The little houses and hotels up in these parts are lovely. Tiny little place, reminiscent of seeside towns in England. Valparaiso also reminds me of southern Italy with all the hilly streets, shuttered windows and the way it´s built into the hills. Went for a bite to eat that night in a local restaurant and it was totally worth the money (a tenner is expensive these days!!). There was a band including a guy playing the accordian and a couple of singers. It was just gorgeous, I can´t even describe it properly but it was so authentic, just local people having a simple, relaxing night out. Think of ¨Duty Free¨ (remember that TV show?) without the cheese but it had the same kind of vibe. I would have loved to capture it on video but I think it would have been totally out of place, in fairness though, it was good enough to invade their space for an evening.

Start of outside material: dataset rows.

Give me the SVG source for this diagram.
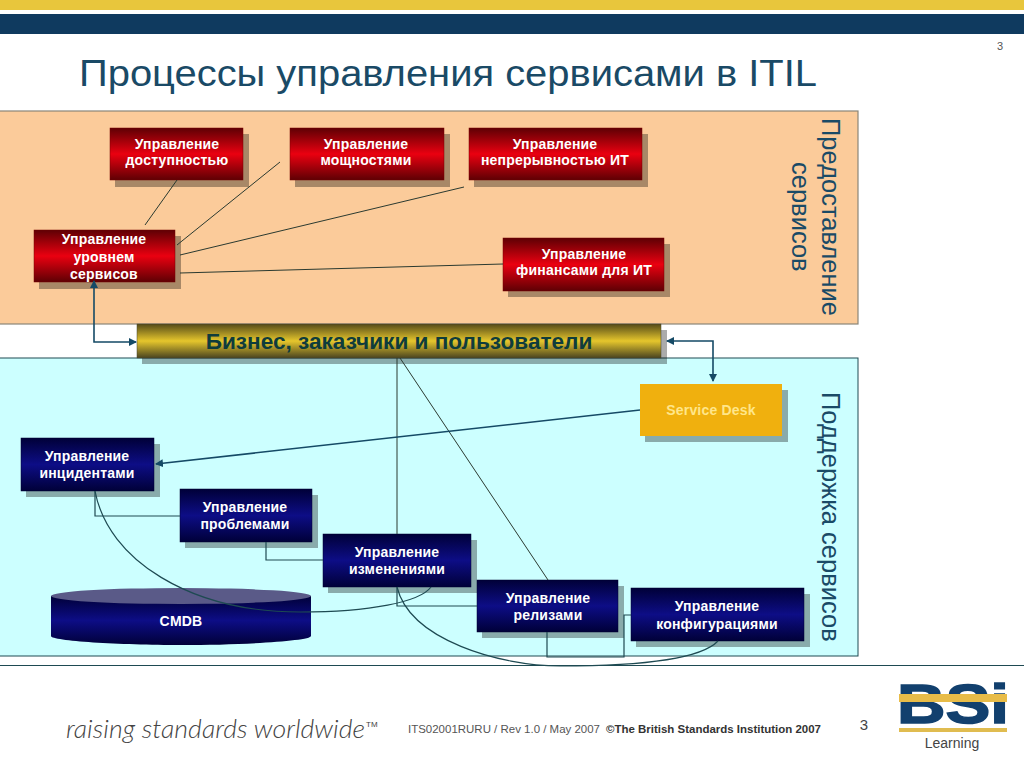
<svg xmlns="http://www.w3.org/2000/svg" width="1024" height="768" viewBox="0 0 1024 768">
<style>
text{font-family:"Liberation Sans",Arial,sans-serif}
.lbl{font-weight:bold;font-size:14px;fill:#fff;text-anchor:middle;letter-spacing:.2px}
.sh{fill:#000;opacity:.33}
.red{fill:url(#gr);stroke:#700;stroke-width:.5}
.navy{fill:url(#gn);stroke:#003;stroke-width:.5}
.side{font-size:25.500px;fill:#1a4a66}
.c{fill:none;stroke:#2a3a30;stroke-width:1}
.t{fill:none;stroke:#1e4a52;stroke-width:1.2}
.a{fill:none;stroke:#154a66;stroke-width:1.6;marker-end:url(#ah)}
</style>
<defs>
<linearGradient id="gr" x1="0" y1="0" x2="0" y2="1"><stop offset="0" stop-color="#5e0004"/><stop offset=".5" stop-color="#ea0010"/><stop offset="1" stop-color="#5e0004"/></linearGradient>
<linearGradient id="gn" x1="0" y1="0" x2="0" y2="1"><stop offset="0" stop-color="#000038"/><stop offset=".5" stop-color="#0d0d86"/><stop offset="1" stop-color="#000038"/></linearGradient>
<linearGradient id="gy" x1="0" y1="0" x2="0" y2="1"><stop offset="0" stop-color="#544a18"/><stop offset=".5" stop-color="#e6c62c"/><stop offset="1" stop-color="#4a4420"/></linearGradient>
<marker id="ah" markerWidth="9" markerHeight="9" refX="7" refY="4" orient="auto-start-reverse" markerUnits="userSpaceOnUse"><path d="M0,0L8,4L0,8z" fill="#154a66"/></marker>
</defs>
<rect width="1024" height="768" fill="#fff"/>
<g id="header">
<rect width="1024" height="10" fill="#e8c63c"/>
<rect y="14" width="1024" height="20" fill="#0f3a5f"/>
<text x="1000" y="50" font-size="11" fill="#555" text-anchor="middle">3</text>
<text x="79" y="86" font-size="37" fill="#1a4a66" textLength="738" lengthAdjust="spacingAndGlyphs">Процессы управления сервисами в ITIL</text>
</g>
<g id="panel-delivery">
<rect x="-1" y="111" width="859" height="213" fill="#fbcb9a" stroke="#8a8578" stroke-width="1.2"/>
<text class="side" transform="translate(822 118) rotate(90)">Предоставление</text>
<text class="side" transform="translate(792 162) rotate(90)">сервисов</text>
</g>
<g id="panel-support">
<rect x="-1" y="358" width="859" height="298" fill="#ccffff" stroke="#1e4a52" stroke-width="1"/>
<text class="side" transform="translate(822 392) rotate(90)">Поддержка сервисов</text>
</g>
<line x1="0" y1="665.500" x2="1024" y2="665.500" stroke="#1e4a52" stroke-width="1"/>
<g id="n-avail"><rect class="sh" x="115" y="134" width="134" height="53"/><rect class="red" x="110" y="128" width="133" height="52"/><text class="lbl" x="177" y="149">Управление</text><text class="lbl" x="177" y="165">доступностью</text></g>
<g id="n-cap"><rect class="sh" x="295" y="134" width="155" height="53"/><rect class="red" x="290" y="128" width="154" height="52"/><text class="lbl" x="366" y="149">Управление</text><text class="lbl" x="366" y="165">мощностями</text></g>
<g id="n-cont"><rect class="sh" x="474" y="134" width="174" height="53"/><rect class="red" x="469" y="128" width="173" height="52"/><text class="lbl" x="555" y="149">Управление</text><text class="lbl" x="555" y="165">непрерывностью ИТ</text></g>
<g id="n-slm"><rect class="sh" x="39" y="236" width="142" height="53"/><rect class="red" x="34" y="230" width="141" height="52"/><text class="lbl" x="104" y="244">Управление</text><text class="lbl" x="104" y="262">уровнем</text><text class="lbl" x="104" y="279">сервисов</text></g>
<g id="n-fin"><rect class="sh" x="508" y="244" width="162" height="53"/><rect class="red" x="503" y="238" width="161" height="53"/><text class="lbl" x="584" y="259">Управление</text><text class="lbl" x="584" y="275">финансами для ИТ</text></g>
<g id="n-biz"><rect class="sh" x="142" y="330" width="525" height="34"/><rect x="137" y="324" width="524" height="34" fill="url(#gy)" stroke="#443" stroke-width=".5"/><text x="399" y="349" font-size="22.600" font-weight="bold" fill="#0f3c3c" text-anchor="middle">Бизнес, заказчики и пользователи</text></g>
<g id="n-sd"><rect class="sh" x="645" y="390" width="143" height="52"/><rect x="640" y="384" width="142" height="52" fill="#f0b00e"/><text class="lbl" x="711" y="415" style="fill:#ffe68a">Service Desk</text></g>
<g id="n-inc"><rect class="sh" x="26" y="444" width="134" height="53"/><rect class="navy" x="21" y="438" width="133" height="53"/><text class="lbl" x="87" y="461">Управление</text><text class="lbl" x="87" y="478">инцидентами</text></g>
<g id="n-prob"><rect class="sh" x="185" y="495" width="133" height="53"/><rect class="navy" x="180" y="489" width="132" height="53"/><text class="lbl" x="245" y="512">Управление</text><text class="lbl" x="245" y="529">проблемами</text></g>
<g id="n-chg"><rect class="sh" x="328" y="540" width="149" height="53"/><rect class="navy" x="323" y="534" width="148" height="53"/><text class="lbl" x="397" y="557">Управление</text><text class="lbl" x="397" y="574">изменениями</text></g>
<g id="n-rel"><rect class="sh" x="482" y="586" width="142" height="52"/><rect class="navy" x="477" y="580" width="141" height="52"/><text class="lbl" x="548" y="603">Управление</text><text class="lbl" x="548" y="620">релизами</text></g>
<g id="n-cfg"><rect class="sh" x="636" y="594" width="174" height="53"/><rect class="navy" x="631" y="588" width="173" height="53"/><text class="lbl" x="717" y="611">Управление</text><text class="lbl" x="717" y="629">конфигурациями</text></g>
<g id="n-cmdb">
<path d="M51,596V636C51,641 120,645 181,645S311,641 311,636V596z" fill="url(#gn)"/>
<ellipse cx="181" cy="596" rx="130" ry="8" fill="#5a5a88"/>
<text class="lbl" x="181" y="626">CMDB</text>
</g>
<g id="connectors">
<path class="c" d="M145,225L177,180M177,245L280,162M180,255L464,187M180,273L503,264"/>
<path class="c" d="M397,358L397,534M400,358L548,580"/>
<path class="t" d="M95,491V516H180M266,542V560H323M397,587V606H477M547,632V657H624V615H631"/>
<path class="t" d="M95,491C108,560 190,612 300,612C370,612 420,602 431,587"/>
<path class="t" d="M397,587C410,640 500,666 560,666C640,666 700,660 718,641"/>
<path class="a" marker-start="url(#ah)" d="M94,281V342H136"/>
<path class="a" marker-start="url(#ah)" d="M667,341H713V381"/>
<path class="a" d="M640,410L156,464"/>
</g>
<g id="footer">
<text x="66" y="738" font-size="25" font-style="italic" style="font-family:Lato,'Open Sans',sans-serif;font-weight:300" fill="#444" textLength="299" lengthAdjust="spacingAndGlyphs">raising standards worldwide</text>
<text x="366" y="727" font-size="8" fill="#444">TM</text>
<text x="408" y="733" font-size="10.500" fill="#555" textLength="192" lengthAdjust="spacingAndGlyphs">ITS02001RURU / Rev 1.0 / May 2007</text>
<text x="606" y="733" font-size="10.500" font-weight="bold" fill="#333" textLength="215" lengthAdjust="spacingAndGlyphs">©The British Standards Institution 2007</text>
<text x="864" y="730" font-size="15" fill="#444" text-anchor="middle">3</text>
</g>
<g id="logo">
<text x="897" y="723" font-size="56" font-weight="bold" fill="#12406e" stroke="#12406e" stroke-width="1.500" textLength="112" lengthAdjust="spacingAndGlyphs">BSi</text>
<rect x="899" y="694" width="108" height="8" fill="#e8bc48"/>
<rect x="899" y="728" width="108" height="4" fill="#e0bc50"/>
<text x="952" y="748" font-size="14" fill="#444" text-anchor="middle">Learning</text>
</g>
</svg>
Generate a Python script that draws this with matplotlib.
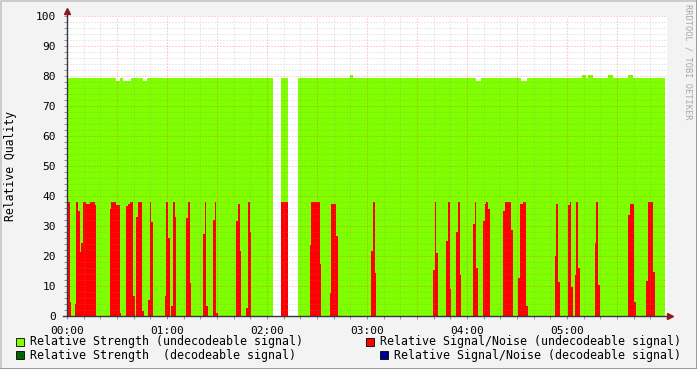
import numpy as np
import matplotlib
matplotlib.use("Agg")
import matplotlib.pyplot as plt
from matplotlib.patches import Rectangle
from matplotlib.lines import Line2D

# one sample = 36 s, 600 samples = 6 hours
step_min = 0.6
n_samples = 600
n_green = 598

# relative strength (undecodeable), normal level and deviations
green_level = 79.3
green_changes = [  # (first sample, last sample, value)
    (49, 52, 78.4), (56, 63, 78.4), (76, 79, 78.4),
    (283, 285, 80.3), (409, 413, 78.2), (454, 459, 78.2),
    (515, 518, 80.3), (521, 525, 80.3), (541, 545, 80.3), (561, 565, 80.3),
]
green_gaps = [(206, 213), (221, 230)]

# relative signal/noise (undecodeable): (first sample, values per sample)
red_bursts = [
    (0, [38, 38, 38, 4.8]),
    (8, [4, 38, 38, 35, 35, 21.4, 24.4, 24.4, 38, 38, 38, 37.3, 37.3, 37.3, 37.3,
         38, 38, 38, 38, 38, 37]),
    (43, [35.7, 38, 38, 38, 38, 38, 37, 37, 37, 37, 1]),
    (59, [36.7, 36.7, 37.3, 37.3, 38, 38, 38, 6.7, 6.7]),
    (69, [33, 33, 38, 38, 38, 38, 1.8, 1.8]),
    (81, [5.3, 5.3, 38, 31.3, 31.3]),
    (98, [6.7, 38, 38, 26, 26]),
    (104, [3.3, 3.3, 38, 38, 33]),
    (119, [32.7, 32.7, 38, 38, 11]),
    (136, [27.3, 27.3, 38, 3.3, 3.3]),
    (146, [32, 32, 38, 1, 1]),
    (169, [31.7, 31.7, 37.3, 37.3, 21.7]),
    (179, [2.7, 2.7, 38, 38, 28]),
    (214, [38, 38, 38, 38, 38, 38, 38]),
    (243, [23.7, 38, 38, 38, 38, 38, 38, 38, 38, 38, 17.3]),
    (263, [7.7, 37.3, 37.3, 37.3, 37.3, 37.3, 26.7, 26.7]),
    (304, [21.7, 21.7, 38, 38, 14.3]),
    (366, [15.3, 15.3, 38, 21, 21]),
    (379, [25, 25, 38, 38, 9]),
    (389, [28, 28, 38, 38, 13.7]),
    (406, [30.7, 30.7, 38, 16, 16]),
    (416, [31.7, 31.7, 37.3, 38, 38, 35.7, 35.7]),
    (436, [35, 35, 38, 38, 38, 38, 38, 38, 28.7, 28.7]),
    (451, [12.7, 12.7, 37.3, 37.3, 37.3, 38, 38, 38, 3.3, 3.3]),
    (488, [20, 37.3, 37.3, 11.3, 11.3]),
    (501, [37, 37, 38, 9.7, 9.7]),
    (508, [13.7, 38, 38, 16, 16]),
    (528, [24.3, 38, 38, 10.3, 10.3]),
    (561, [33.7, 33.7, 37.3, 37.3, 37.3, 37.3, 4.7, 4.7]),
    (579, [11.7, 11.7, 38, 38, 38, 38, 38, 14.7, 14.7]),
]

hour_ticks = [0, 60, 120, 180, 240, 300]
hour_labels = ["00:00", "01:00", "02:00", "03:00", "04:00", "05:00"]

legend_items = [
    ("Relative Strength (undecodeable signal)", "#7FFF00"),
    ("Relative Strength  (decodeable signal)", "#006400"),
    ("Relative Signal/Noise (undecodeable signal)", "#FF0000"),
    ("Relative Signal/Noise (decodeable signal)", "#000090"),
]

# build the sample arrays
green = np.full(n_samples, np.nan)
green[:n_green] = green_level
for a, b, v in green_changes:
    green[a:b + 1] = v
for a, b in green_gaps:
    green[a:b + 1] = np.nan

red = np.zeros(n_samples)
for start, vals in red_bursts:
    red[start:start + len(vals)] = vals

t = np.arange(n_samples) * step_min

plt.rcParams['font.family'] = ['DejaVu Sans Mono']
plt.rcParams['lines.scale_dashes'] = False
W, H = 697, 369
fig = plt.figure(figsize=(W / 100, H / 100), dpi=100, facecolor="#F3F3F3")
x0, x1, y0, y1 = 67, 667, 16, 316
ax = fig.add_axes([x0 / W, 1 - y1 / H, (x1 - x0) / W, (y1 - y0) / H])
ax.set_facecolor("white")

ok = ~np.isnan(green)
ax.bar(t[ok], green[ok], width=step_min, align="edge", color="#7FFF00",
       linewidth=0, antialiased=False, zorder=1)
nz = red > 0
ax.bar(t[nz], red[nz], width=step_min, align="edge", color="#FF0000",
       linewidth=0, antialiased=False, zorder=2)

ax.set_xlim(0, 360)
ax.set_ylim(0, 100)

# dotted grid drawn over the data, rrdtool style
dots = (0, (0.72, 1.44))
for v in np.arange(10, 361, 10):
    major = v % 30 == 0
    ax.axvline(v, color="#FF0000" if major else "#8A8A8A", alpha=0.35 if major else 0.35,
               lw=0.72, ls=dots, zorder=3)
for v in np.arange(2, 101, 2):
    major = v % 10 == 0
    ax.axhline(v, color="#FF0000" if major else "#8A8A8A", alpha=0.35 if major else 0.35,
               lw=0.72, ls=dots, zorder=3)

for s in ax.spines.values():
    s.set_visible(False)
ax.set_xticks(hour_ticks)
ax.set_xticklabels(hour_labels)
ax.set_xticks(np.arange(0, 361, 10), minor=True)
ax.set_yticks(np.arange(0, 101, 10))
ax.set_yticks(np.arange(0, 101, 2), minor=True)
ax.tick_params(axis="both", which="both", length=2, width=0.7, color="#909090",
               labelsize=8, pad=6)
ax.tick_params(axis="x", which="major", pad=5)

axis_col = "#353545"
ax.add_line(Line2D([-4 * step_min, 361], [0, 0], color=axis_col, lw=1.0,
                   clip_on=False, zorder=5))
ax.add_line(Line2D([0, 0], [0, 101.5], color=axis_col, lw=1.0,
                   clip_on=False, zorder=5))
ax.plot([0], [101.7], marker="^", color="#8B1A1A", ms=4, clip_on=False, zorder=6)
ax.plot([361.8], [0], marker=">", color="#8B1A1A", ms=4, clip_on=False, zorder=6)

fig.text(11 / W, 1 - 166 / H, "Relative Quality", rotation=90, ha="center",
         va="center", fontsize=8.3)
fig.text(688 / W, 1 - 4 / H, "RRDTOOL / TOBI OETIKER", rotation=270, ha="center",
         va="top", fontsize=6.2, color="#A8A8A8")

# legend
rows = [(30, 342, 16), (30, 355, 16), (380, 342, 366), (394, 355, 380)]
for (label, col), (tx, ty, bx) in zip(legend_items, rows):
    fig.patches.append(Rectangle((bx / W, 1 - (ty + 4) / H), 8 / W, 8 / H,
                                 transform=fig.transFigure, facecolor=col,
                                 edgecolor="black", lw=0.6))
    fig.text(tx / W, 1 - ty / H, label, ha="left", va="center", fontsize=8.4)

# frame
fig.add_artist(Line2D([0.5 / W, 0.5 / W, 1 - 0.5 / W], [0, 1 - 0.5 / H, 1 - 0.5 / H],
                      transform=fig.transFigure, color="#CBCBCB", lw=1.4))
fig.add_artist(Line2D([0.5 / W, 1 - 0.5 / W, 1 - 0.5 / W], [0.5 / H, 0.5 / H, 1],
                      transform=fig.transFigure, color="#999999", lw=1.4))

fig.savefig("out.png", dpi=100, facecolor=fig.get_facecolor())
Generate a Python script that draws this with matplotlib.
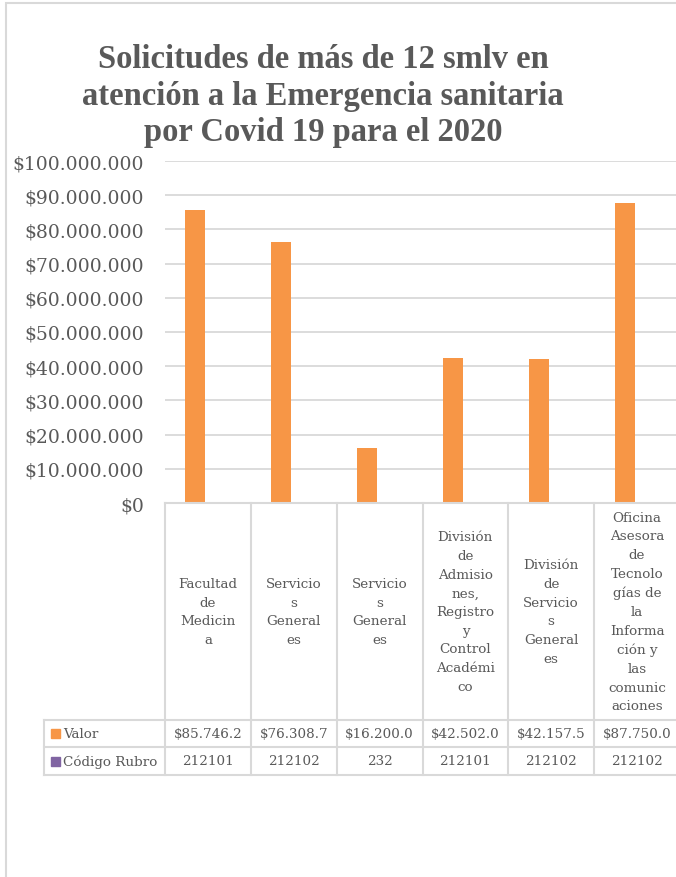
import matplotlib
matplotlib.use('Agg')
import matplotlib.pyplot as plt
import matplotlib.transforms as mtransforms
from matplotlib.lines import Line2D
from matplotlib.patches import Rectangle

# Datos del gráfico
categorias = [
    'Facultad\nde\nMedicin\na',
    'Servicio\ns\nGeneral\nes',
    'Servicio\ns\nGeneral\nes',
    'División\nde\nAdmisio\nnes,\nRegistro\ny\nControl\nAcadémi\nco',
    'División\nde\nServicio\ns\nGeneral\nes',
    'Oficina\nAsesora\nde\nTecnolo\ngías de\nla\nInforma\nción y\nlas\ncomunic\naciones',
]
valores = [85746200, 76308700, 16200000, 42502000, 42157500, 87750000]
codigos = [212101, 212102, 232, 212101, 212102, 212102]
series = ['Valor', 'Código Rubro']
colores = ['#F79646', '#8064A2']
yticks = [0, 10000000, 20000000, 30000000, 40000000, 50000000,
          60000000, 70000000, 80000000, 90000000, 100000000]

titulo = 'Solicitudes de más de 12 smlv en\natención a la Emergencia sanitaria\npor Covid 19 para el 2020'

gris_texto = '#595959'
gris_linea = '#D9D9D9'
fuente = 'DejaVu Serif'

W, H = 676, 878
fig = plt.figure(figsize=(W / 100, H / 100), dpi=100)


def fx(px):
    return px / W


def fy(py):
    return 1 - py / H


# Borde del área del gráfico
fig.patches.append(Rectangle((fx(6), -0.1), 1.2, fy(4) + 0.1, fill=False,
                             ec=gris_linea, lw=1.5, transform=fig.transFigure))

# Título
fig.text(fx(323), fy(96), titulo, ha='center', va='center', fontsize=23.5,
         weight='bold', family='Liberation Serif', color=gris_texto, linespacing=1.23)

# Área de trazado
ax = fig.add_axes([fx(165), fy(504), fx(680) - fx(165), fy(162) - fy(504)])
n = len(valores)
ancho = 0.233
desp = 0.145
ax.bar([i - desp for i in range(n)], valores, ancho, color=colores[0], zorder=2)
ax.bar([i - desp + ancho for i in range(n)], codigos, ancho, color=colores[1], zorder=2)
ax.set_xlim(-0.5, n - 0.5)
ax.set_ylim(0, 100000000)
ax.set_yticks(yticks)
ax.set_yticklabels(['$' + f'{v:,}'.replace(',', '.') for v in yticks],
                   family=fuente, fontsize=13.5, color=gris_texto)
ax.set_xticks([])
ax.yaxis.grid(True, color=gris_linea, lw=1.3)
ax.set_axisbelow(True)
for s in ax.spines.values():
    s.set_visible(False)
ax.tick_params(axis='y', length=0, pad=15)

# Tabla de datos
trans = mtransforms.blended_transform_factory(ax.transData, fig.transFigure)
y_top, y_head, y_val, y_cod = fy(504), fy(721), fy(748), fy(776)
x_izq = fx(44)

for i in range(n + 1):
    fig.lines.append(Line2D([i - 0.5, i - 0.5], [y_top, y_cod], color=gris_linea,
                            lw=1.5, transform=trans))
fig.lines.append(Line2D([-0.5, n - 0.5], [y_top, y_top], color=gris_linea,
                        lw=1.5, transform=trans))
for yy in [y_head, y_val, y_cod]:
    fig.lines.append(Line2D([x_izq, 1.05], [yy, yy], color=gris_linea, lw=1.5,
                            transform=fig.transFigure))
fig.lines.append(Line2D([x_izq, x_izq], [y_head, y_cod], color=gris_linea, lw=1.5,
                        transform=fig.transFigure))

for i in range(n):
    fig.text(i, (y_top + y_head) / 2, categorias[i], transform=trans, ha='center',
             va='center', multialignment='center', family=fuente, fontsize=9.7,
             color=gris_texto, linespacing=1.57)
    txt_valor = ('$' + f'{valores[i]:,}'.replace(',', '.'))[:9]
    fig.text(i, (y_head + y_val) / 2, txt_valor, transform=trans, ha='center',
             va='center', family=fuente, fontsize=9.7, color=gris_texto)
    fig.text(i, (y_val + y_cod) / 2, str(codigos[i]), transform=trans, ha='center',
             va='center', family=fuente, fontsize=9.7, color=gris_texto)

# Etiquetas de las filas con su clave de color
for k, yc in enumerate([(y_head + y_val) / 2, (y_val + y_cod) / 2]):
    fig.patches.append(Rectangle((fx(51), yc - 4.5 / H), 9 / W, 9 / H, color=colores[k],
                                 transform=fig.transFigure))
    fig.text(fx(63), yc, series[k], ha='left', va='center', family=fuente,
             fontsize=9.7, color=gris_texto)

fig.savefig('out.png', dpi=100)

I think when you´re travelling, you go through phases where everything breaks and/or you just get really tired. These last few weeks have been a little like that, the zip on my (fantastic) backpack broke so I had to get it replaced (with the worst zip ever – thanks Kiwi bag fixer guy) and of course the kind officials in Chile don´t seem to like the look of me so my bag has been searched at every given opportunity. They kinda look half sorry for me when it takes ten minutes to zip it back up!!! Next my ipod decided to throw a complete wobbly and refused to work any more so begrudgingly I had to wipe it and start all over again – nooooooooooooo :-( Having a struggle with my old boss in Darwin to get my last payslip so I can file for tax back. Very tired and kinda fluey after the bussing around New Zealand – don´t know why I feel tired, so much more so than we were doing the driving around ourselves in Oz. Anyway the list of tiny irritations goes on, nothing major but they all come together as they always do. When I arrived in South America, I kinda thought…… god do I have the energy for a new continent???? but having had a couple of good nights sleep, I feel soooo much better and ready to take on the world again :-) Oh yeeeeaaaahhhhhhh!!!!

And on that note I´m off to Pucon for a couple of days and then on to Bariloche in Argentina.